OBJECTIVE:
Retype word for word the first line of the listing and each line after it up to the line with "(5,1476) -- (1201,1476);", with the pictures taken out.

GIVEN DATA:

## BEGIN

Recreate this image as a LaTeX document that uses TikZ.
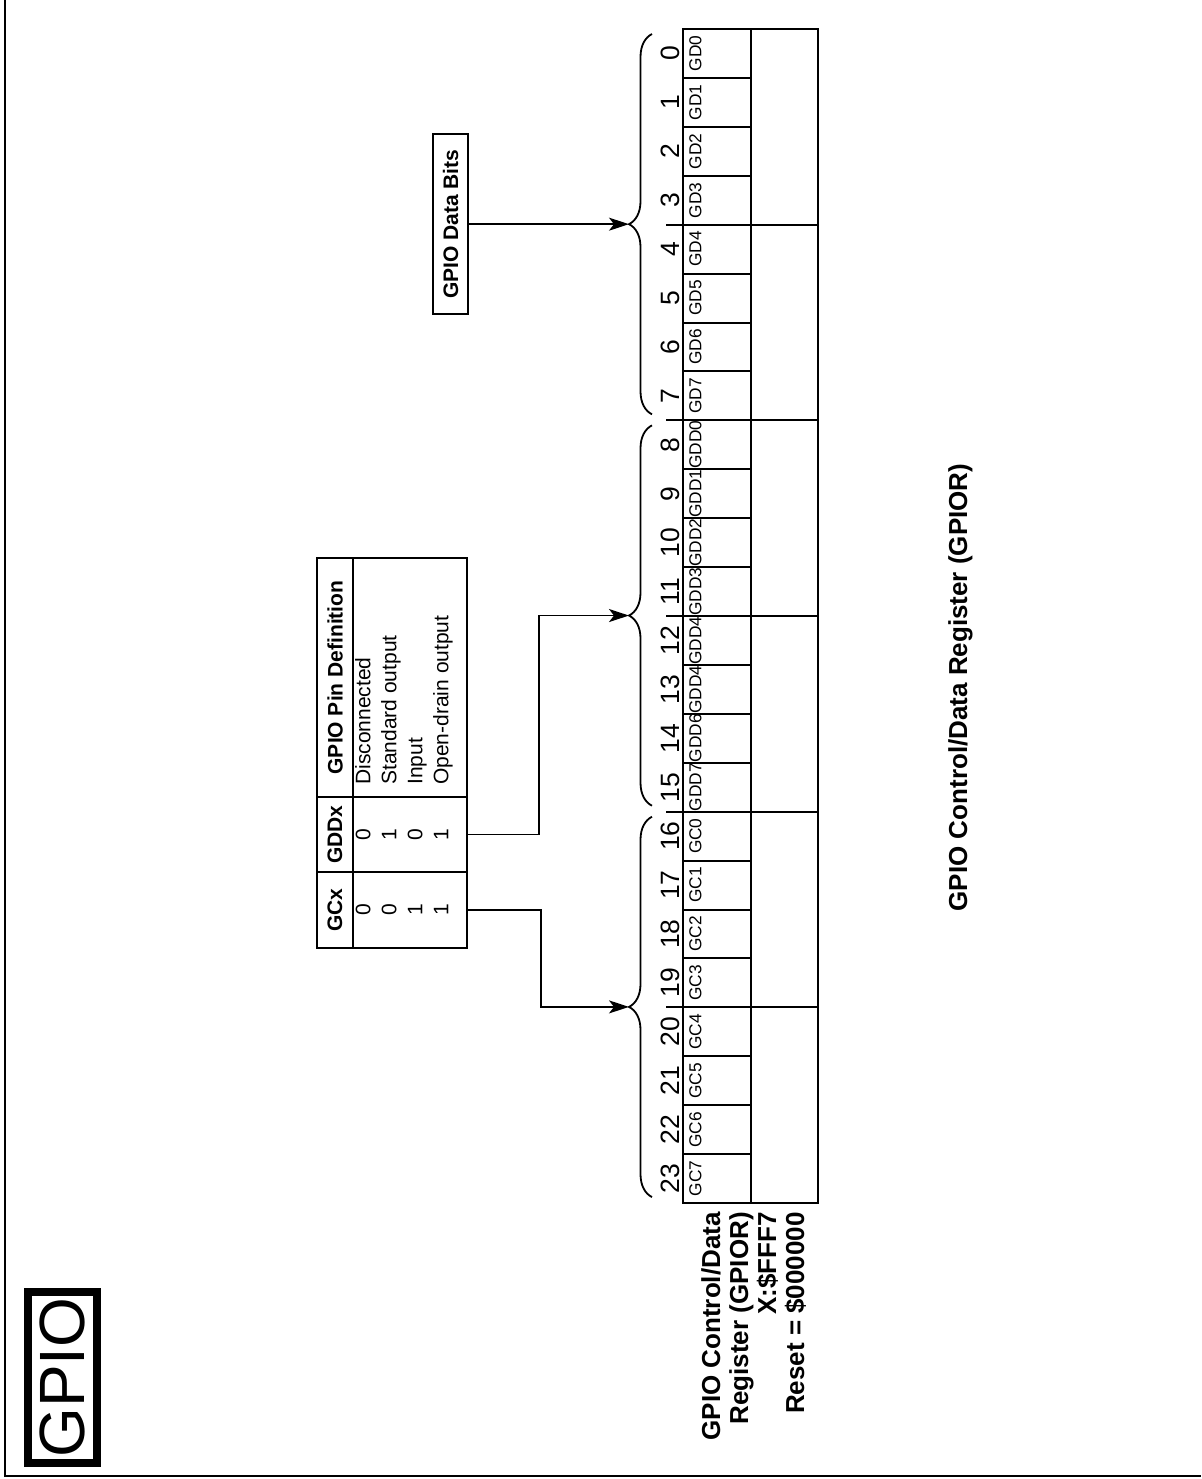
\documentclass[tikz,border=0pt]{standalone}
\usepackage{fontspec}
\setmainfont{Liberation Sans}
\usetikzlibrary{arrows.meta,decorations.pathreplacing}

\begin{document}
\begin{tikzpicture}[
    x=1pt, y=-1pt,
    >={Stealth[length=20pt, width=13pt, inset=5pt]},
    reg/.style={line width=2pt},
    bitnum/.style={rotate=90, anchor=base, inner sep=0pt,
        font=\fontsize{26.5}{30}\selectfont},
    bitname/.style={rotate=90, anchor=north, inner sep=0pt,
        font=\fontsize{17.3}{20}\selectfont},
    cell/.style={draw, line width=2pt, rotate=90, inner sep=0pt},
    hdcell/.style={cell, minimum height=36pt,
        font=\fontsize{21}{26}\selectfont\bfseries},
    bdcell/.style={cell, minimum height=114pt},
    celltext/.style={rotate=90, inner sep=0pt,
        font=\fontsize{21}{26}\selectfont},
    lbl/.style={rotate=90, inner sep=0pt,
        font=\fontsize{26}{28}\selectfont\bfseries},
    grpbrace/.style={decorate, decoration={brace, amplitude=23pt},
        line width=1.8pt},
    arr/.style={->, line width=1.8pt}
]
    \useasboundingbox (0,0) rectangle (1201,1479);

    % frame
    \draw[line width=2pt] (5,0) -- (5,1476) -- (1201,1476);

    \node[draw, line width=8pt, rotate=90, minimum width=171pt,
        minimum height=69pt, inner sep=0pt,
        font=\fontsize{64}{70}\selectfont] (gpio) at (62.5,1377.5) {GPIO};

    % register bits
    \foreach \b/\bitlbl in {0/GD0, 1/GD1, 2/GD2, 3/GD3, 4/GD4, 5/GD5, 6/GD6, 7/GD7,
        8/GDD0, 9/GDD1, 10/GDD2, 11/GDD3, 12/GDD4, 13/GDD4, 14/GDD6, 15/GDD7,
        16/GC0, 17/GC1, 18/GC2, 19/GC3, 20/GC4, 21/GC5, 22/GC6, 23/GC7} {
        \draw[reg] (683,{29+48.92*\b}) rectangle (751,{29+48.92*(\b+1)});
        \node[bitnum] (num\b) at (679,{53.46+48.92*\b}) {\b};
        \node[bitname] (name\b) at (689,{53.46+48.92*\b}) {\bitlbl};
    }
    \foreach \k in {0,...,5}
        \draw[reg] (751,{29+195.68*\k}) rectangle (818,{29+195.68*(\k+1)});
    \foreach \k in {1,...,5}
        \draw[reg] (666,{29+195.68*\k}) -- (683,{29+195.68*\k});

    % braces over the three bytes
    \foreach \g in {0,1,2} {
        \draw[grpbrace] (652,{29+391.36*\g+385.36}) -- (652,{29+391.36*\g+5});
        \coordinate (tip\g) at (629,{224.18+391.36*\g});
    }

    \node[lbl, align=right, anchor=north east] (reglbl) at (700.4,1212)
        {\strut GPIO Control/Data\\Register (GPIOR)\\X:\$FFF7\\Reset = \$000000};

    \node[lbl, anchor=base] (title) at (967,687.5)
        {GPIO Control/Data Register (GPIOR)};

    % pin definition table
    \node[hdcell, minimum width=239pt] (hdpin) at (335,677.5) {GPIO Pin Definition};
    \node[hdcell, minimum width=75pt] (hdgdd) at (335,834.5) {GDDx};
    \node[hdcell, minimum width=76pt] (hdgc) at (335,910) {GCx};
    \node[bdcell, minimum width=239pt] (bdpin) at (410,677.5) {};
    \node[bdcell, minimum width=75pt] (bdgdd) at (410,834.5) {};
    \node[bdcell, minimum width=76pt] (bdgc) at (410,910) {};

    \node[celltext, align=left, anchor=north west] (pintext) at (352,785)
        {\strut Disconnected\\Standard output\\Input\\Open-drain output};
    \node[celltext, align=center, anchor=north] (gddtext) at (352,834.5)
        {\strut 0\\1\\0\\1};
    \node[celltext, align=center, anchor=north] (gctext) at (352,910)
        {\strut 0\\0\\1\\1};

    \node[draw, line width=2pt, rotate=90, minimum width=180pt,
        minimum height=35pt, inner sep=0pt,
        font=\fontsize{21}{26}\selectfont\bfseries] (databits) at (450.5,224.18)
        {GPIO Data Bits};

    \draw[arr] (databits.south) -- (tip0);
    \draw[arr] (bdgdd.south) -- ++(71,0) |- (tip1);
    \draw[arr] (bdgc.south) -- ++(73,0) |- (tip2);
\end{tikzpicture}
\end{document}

## END

WRITTEN ANSWER:
Recreate this image as a LaTeX document that uses TikZ.
\documentclass[tikz,border=0pt]{standalone}
\usepackage{fontspec}
\setmainfont{Liberation Sans}
\usetikzlibrary{arrows.meta,decorations.pathreplacing}

\begin{document}
\begin{tikzpicture}[
    x=1pt, y=-1pt,
    >={Stealth[length=20pt, width=13pt, inset=5pt]},
    reg/.style={line width=2pt},
    bitnum/.style={rotate=90, anchor=base, inner sep=0pt,
        font=\fontsize{26.5}{30}\selectfont},
    bitname/.style={rotate=90, anchor=north, inner sep=0pt,
        font=\fontsize{17.3}{20}\selectfont},
    cell/.style={draw, line width=2pt, rotate=90, inner sep=0pt},
    hdcell/.style={cell, minimum height=36pt,
        font=\fontsize{21}{26}\selectfont\bfseries},
    bdcell/.style={cell, minimum height=114pt},
    celltext/.style={rotate=90, inner sep=0pt,
        font=\fontsize{21}{26}\selectfont},
    lbl/.style={rotate=90, inner sep=0pt,
        font=\fontsize{26}{28}\selectfont\bfseries},
    grpbrace/.style={decorate, decoration={brace, amplitude=23pt},
        line width=1.8pt},
    arr/.style={->, line width=1.8pt}
]
    \useasboundingbox (0,0) rectangle (1201,1479);

    % frame
    \draw[line width=2pt] (5,0) -- (5,1476) -- (1201,1476);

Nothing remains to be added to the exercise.